Almost all non-profit organizations are governed by a board of directors. This board is often comprised of volunteer members that share a common goal or interest. Their job as a board member is to direct the activities of the organization, the employees and volunteers in order to fulfill a mandate. In providing this direction to the organization, they open themselves up to personal liability for alleged wrongful acts. A Non-Profit Directors & Officers insurance protects board members from personal financial liability, allowing them to focus on achieving their mission.
Non-profit directors and officers can be held personally liability for decisions or acts they make, or decisions and acts made by other directors. More importantly, damages from a lawsuit could encompass a director’s entire personal estate. It is therefore critical that a proper non-profit directors & officers insurance policy be in place.
What is covered
Directors & Officers insurance protect against claims alleging wrongful management acts while performing the duties required of board members. Such wrongful acts could include alleged errors, omissions, misleading statements, and neglect or breach of duty. Note that most policies will provide protection even in the case that the allegations are false, since legal defense costs would be incurred to disprove the allegations.
Who is covered
Non-profit Directors & Officers insurance typically covers the board members, officers, employees and volunteers, as long as they are acting on behalf of the non-profit.
The policy would typically cover the following types of costs:
- Legal and defence costs
- Regulatory and criminal defence
- Settlements and judgements
Who could file a lawsuit
Almost anyone that feels they incurred a loss could file a lawsuit. Here are a few examples of who might file a lawsuit.
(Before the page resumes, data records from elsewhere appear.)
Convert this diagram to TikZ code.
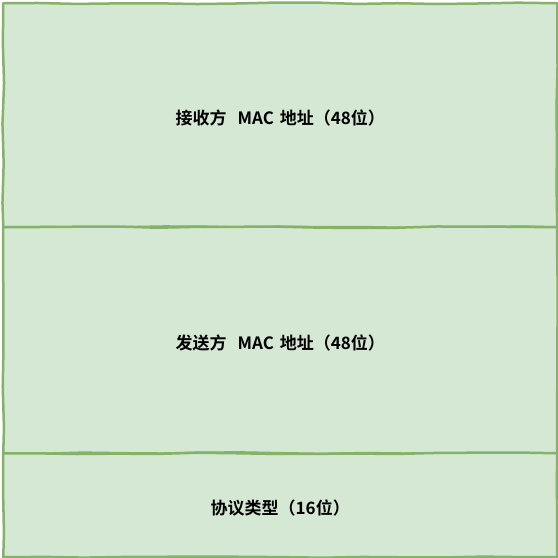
\documentclass[tikz,border=0pt]{standalone}
\usepackage{fontspec}
\usetikzlibrary{decorations.pathmorphing}
\newfontfamily\cjk{Noto Sans CJK SC Bold}
\definecolor{boxfill}{HTML}{D5E8D4}
\definecolor{boxline}{HTML}{82B366}
\begin{document}
\begin{tikzpicture}[x=1pt,y=-1pt,
  field/.style={draw=boxline,fill=boxfill,line width=2.5pt,line join=round,inner sep=0pt,
    decorate,decoration={random steps,segment length=40pt,amplitude=0.8pt},anchor=north west},
  fieldtext/.style={font=\cjk\fontsize{17}{20}\selectfont,text=black,inner sep=0pt,yshift=-2.5pt}]
\pgfmathsetseed{7}
\useasboundingbox (0,0) rectangle (558,558);
\node[field,minimum width=554pt,minimum height=224pt] (dst) at (2,2) {};
\node[field,minimum width=554pt,minimum height=226pt] (src) at (2,226) {};
\node[field,minimum width=554pt,minimum height=104pt] (typ) at (2,452) {};
\node[fieldtext] (dstt) at (dst.center) {接收方\hspace{11pt}MAC\hspace{6pt}地址（48位）};
\node[fieldtext] (srct) at (src.center) {发送方\hspace{11pt}MAC\hspace{6pt}地址（48位）};
\node[fieldtext] (typt) at (typ.center) {协议类型（16位）};
\end{tikzpicture}
\end{document}
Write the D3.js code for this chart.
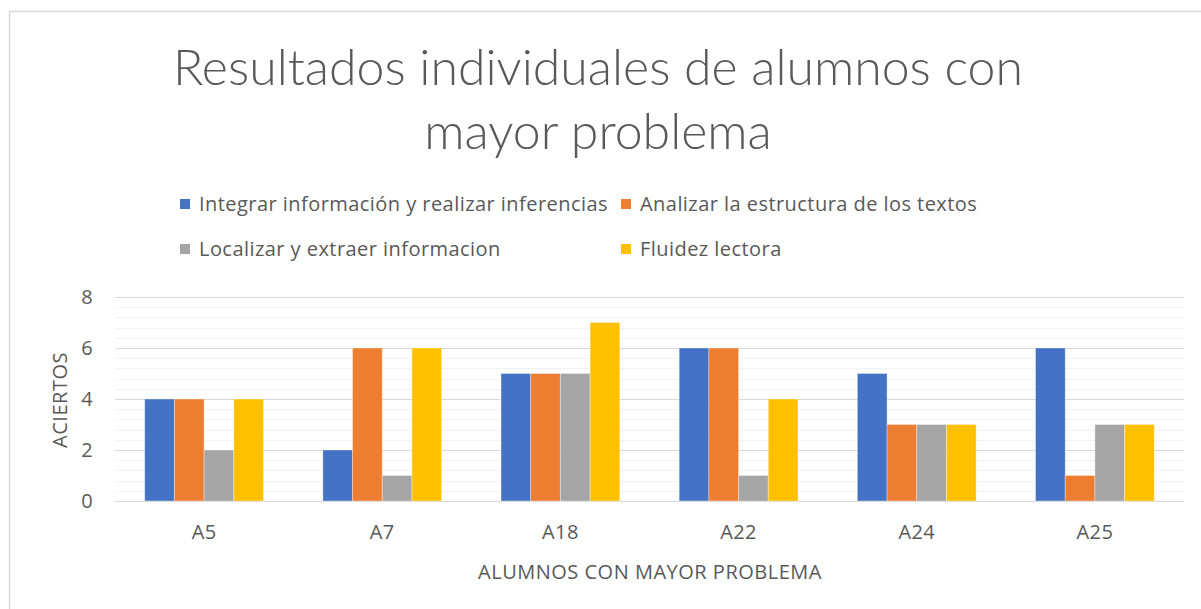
<!doctype html>
<html lang="es">
<head>
<meta charset="utf-8">
<title>Resultados individuales de alumnos con mayor problema</title>
<script src="https://cdn.jsdelivr.net/npm/d3@7"></script>
<style>
	body { margin: 0; background: #fff; }
	text { font-family: "Open Sans", Lato, sans-serif; fill: #595959; }
	.tick text { font-size: 20px; letter-spacing: 0.4px; }
	.grid line { shape-rendering: crispEdges; }
</style>
</head>
<body>
<div id="viz"></div>
<script>
// DATA
var alumnos = ["A5", "A7", "A18", "A22", "A24", "A25"];
var series = [
	"Integrar información y realizar inferencias",
	"Analizar la estructura de los textos",
	"Localizar y extraer informacion",
	"Fluidez lectora"
];
var integrar  = [4, 2, 5, 6, 5, 6];
var analizar  = [4, 6, 5, 6, 3, 1];
var localizar = [2, 1, 5, 1, 3, 3];
var fluidez   = [4, 6, 7, 4, 3, 3];
var yTicks = [0, 2, 4, 6, 8];
var colores = ["#4472C4", "#ED7D31", "#A5A5A5", "#FFC000"];

(function(d3) {
	var w = 1201, h = 609;
	var plot = {left: 115, right: 1184, top: 297, bottom: 501};

	var valores = [integrar, analizar, localizar, fluidez];

	var svg = d3.select("#viz").append("svg")
		.attr("width", w)
		.attr("height", h);

	// chart border
	svg.append("rect")
		.attr("x", 9.5).attr("y", 11.5)
		.attr("width", w).attr("height", h)
		.style("fill", "none")
		.style("stroke", "#D9D9D9")
		.style("stroke-width", 1.5);

	// SCALES
	var x = d3.scaleBand().domain(alumnos).range([plot.left, plot.right]);
	var xs = d3.scaleBand().domain(series).range([0, x.bandwidth()])
		.paddingInner(0).paddingOuter(1);
	var y = d3.scaleLinear().domain([0, 8]).range([plot.bottom, plot.top]);

	// minor grid, every 0.4
	svg.append("g").attr("class", "grid")
		.selectAll("line")
		.data(d3.range(1, 20).filter(function(i) { return i % 5 !== 0; }).map(function(i) { return i * 0.4; }))
		.enter().append("line")
		.attr("x1", plot.left).attr("x2", plot.right)
		.attr("y1", function(d) { return Math.round(y(d)) + 0.5; })
		.attr("y2", function(d) { return Math.round(y(d)) + 0.5; })
		.style("stroke", "#F2F2F2").style("stroke-width", 1.5);

	// major grid
	svg.append("g").attr("class", "grid")
		.selectAll("line")
		.data(yTicks)
		.enter().append("line")
		.attr("x1", plot.left).attr("x2", plot.right)
		.attr("y1", function(d) { return Math.round(y(d)) + 0.5; })
		.attr("y2", function(d) { return Math.round(y(d)) + 0.5; })
		.style("stroke", "#D9D9D9").style("stroke-width", 1.5);

	// BARS
	var grupos = svg.append("g").selectAll("g")
		.data(alumnos)
		.enter().append("g")
		.attr("transform", function(d) { return "translate(" + x(d) + ",0)"; });

	grupos.selectAll("rect")
		.data(function(d, i) {
			return series.map(function(s, j) { return {serie: s, valor: valores[j][i], color: colores[j]}; });
		})
		.enter().append("rect")
		.attr("x", function(d) { return xs(d.serie); })
		.attr("width", xs.bandwidth())
		.attr("y", function(d) { return y(d.valor); })
		.attr("height", function(d) { return y(0) - y(d.valor); })
		.style("fill", function(d) { return d.color; })
		.style("stroke", "#fff")
		.style("stroke-opacity", 0.35)
		.style("stroke-width", 1);

	// AXES
	var yAxis = d3.axisLeft(y).tickValues(yTicks).tickSize(0).tickPadding(22);
	svg.append("g")
		.attr("transform", "translate(" + plot.left + ",0)")
		.call(yAxis)
		.call(function(g) { g.select(".domain").remove(); })
		.selectAll("text").style("font-family", null).style("fill", "#595959");

	var xAxis = d3.axisBottom(x).tickSize(0).tickPadding(24);
	svg.append("g")
		.attr("transform", "translate(0," + plot.bottom + ")")
		.call(xAxis)
		.call(function(g) { g.select(".domain").remove(); })
		.selectAll("text").style("font-family", null).style("fill", "#595959");

	// axis titles
	svg.append("text")
		.attr("transform", "translate(67,400) rotate(-90)")
		.attr("text-anchor", "middle")
		.style("font-size", "20px")
		.style("letter-spacing", "0.5px")
		.text("ACIERTOS");

	svg.append("text")
		.attr("x", 650).attr("y", 579)
		.attr("text-anchor", "middle")
		.style("font-size", "20px")
		.style("letter-spacing", "0.5px")
		.text("ALUMNOS CON MAYOR PROBLEMA");

	// TITLE
	var titulo = svg.append("text")
		.attr("text-anchor", "middle")
		.style("font-family", "Lato, sans-serif")
		.style("font-size", "50px")
		.style("font-weight", 300);
	titulo.append("tspan").attr("x", 598).attr("y", 85).text("Resultados individuales de alumnos con");
	titulo.append("tspan").attr("x", 598).attr("y", 149).text("mayor problema");

	// LEGEND
	var leyendaPos = [[180, 204], [621, 204], [180, 249], [621, 249]];
	var leyenda = svg.append("g").selectAll("g")
		.data(series)
		.enter().append("g")
		.attr("transform", function(d, i) { return "translate(" + leyendaPos[i][0] + "," + leyendaPos[i][1] + ")"; });

	leyenda.append("rect")
		.attr("x", 0).attr("y", -5)
		.attr("width", 10).attr("height", 10)
		.style("fill", function(d, i) { return colores[i]; });

	leyenda.append("text")
		.attr("x", 19).attr("dy", "0.35em")
		.style("font-size", "20px")
		.style("letter-spacing", "0.45px")
		.text(function(d) { return d; });

})(d3);
</script>
</body>
</html>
- Current and former staff/volunteers
- Vendors or partners
- Other board members
- The tax authority
Most common lawsuits
The most common claims under a non-profit directors & officers insurance policy include:
- Acting beyond the mandate or authority
- Provide incorrect advice
- Breach of fiduciary duty
- Improper use of funds, or financial misconduct
- Failure to govern appropriately
These claims are most likely to occur if there is extreme financial distress or bankruptcy, termination of employees or major board room disputes.